Michael Sandel lo que nos propone es que para llegar a una sociedad justa tenemos que razonar juntos sobre el significado de la vida buena y crear una cultura pública que logre administrar las discrepancias que inevitablemente surgirán. Una sociedad justa requiere un fuerte sentimiento comunitario. Debería encontrar una forma de apartarse de las nociones puramente privatizadas de la vida buena y cultivar la virtud cívica; para ello resulta indispensable una revalorización de lo público en diversas dimensiones (la escuela, los espacios de recreación, el barrio, el transporte). Una política sin compromisos morales puede conducir a un discurso público tan empobrecido que sólo se nutra de las noticias del día a las del siguiente atento a lo escandaloso, lo sensacionalista y lo trivial.

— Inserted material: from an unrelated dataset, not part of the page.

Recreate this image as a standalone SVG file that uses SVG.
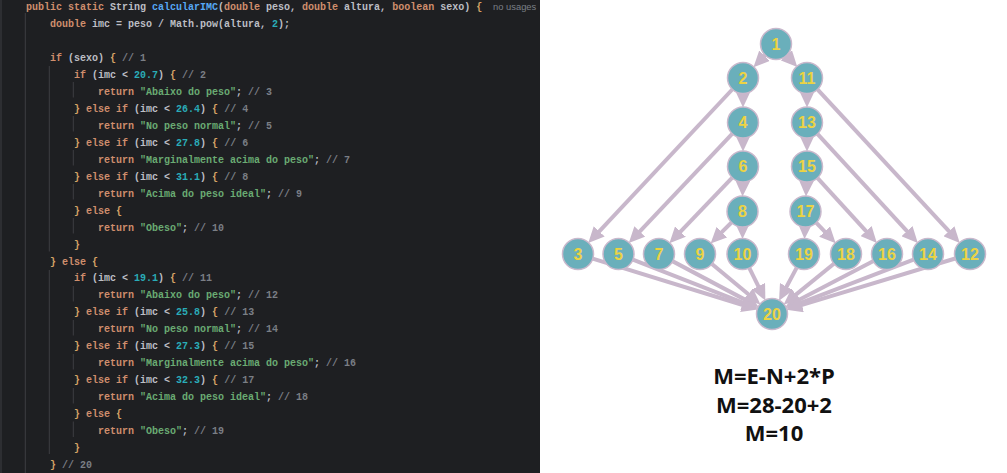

Finalmente, volviendo al inicio del artículo, los impulsores de la teoría de los dos demonios, intentando colocar la responsabilidad del golpe de estado en el Ejército y en la guerrilla, buscan instalar un relato que diluya la responsabilidad de ciertos actores y partidos políticos. Sobre su responsabilidad en el progresivo deterioro de la calidad democrática del Uruguay hay ríos de tinta escritos.
Lo joven se configura a lo largo de la primera mitad del siglo XX de la mano del aumento de la expectativa de vida de las personas, la prohibición del trabajo infantil y la masificación de la enseñanza, entre otros factores. Desde su configuración, un porcentaje relevante de la juventud reniega del statu quo y adopta causas transformadoras, abrazando ideas que intenten avanzar en la dirección de una sociedad virtuosa que construya una vida buena para todos y todas. Las formas, los caminos, pueden resultar correctos, incorrectos y muchas veces inevitables; en todo caso, incorrecto sería juzgar desde nuestra contemporaneidad sin ser anacrónicos, o cínicos que buscan acomodar los relatos para que la historia los absuelva de toda responsabilidad. Esas tres jóvenes abrazaron el sueño de construir una patria para todos, y por perseguir ese sueño perdieron la vida. Perdieron la vida a manos de fuerzas represivas del Estado cuya misión claramente no era asesinar a mansalva a personas que no ofrecieron resistencia.
Resulta incomprensible equiparar acciones armadas, sin duda ilegales, con el terrorismo desplegado por el Estado. Desde una perspectiva “narrativa” de la moral me siento parte de esa historia, y como integrante de la sociedad uruguaya asumo la responsabilidad de dar estos debates sobre todo con la mirada puesta en el porvenir, con la sincera pretensión de que nuestros desacuerdos no se hagan insalvables, y sobre todo para que el Estado siempre sea garantía del respeto de las leyes y los derechos humanos. Dicho esto, honor y gloria para Silvia, Laura y Diana; más temprano que tarde habrá patria para todos.
Marcos Otheguy es integrante de Rumbo de Izquierda, Frente Amplio.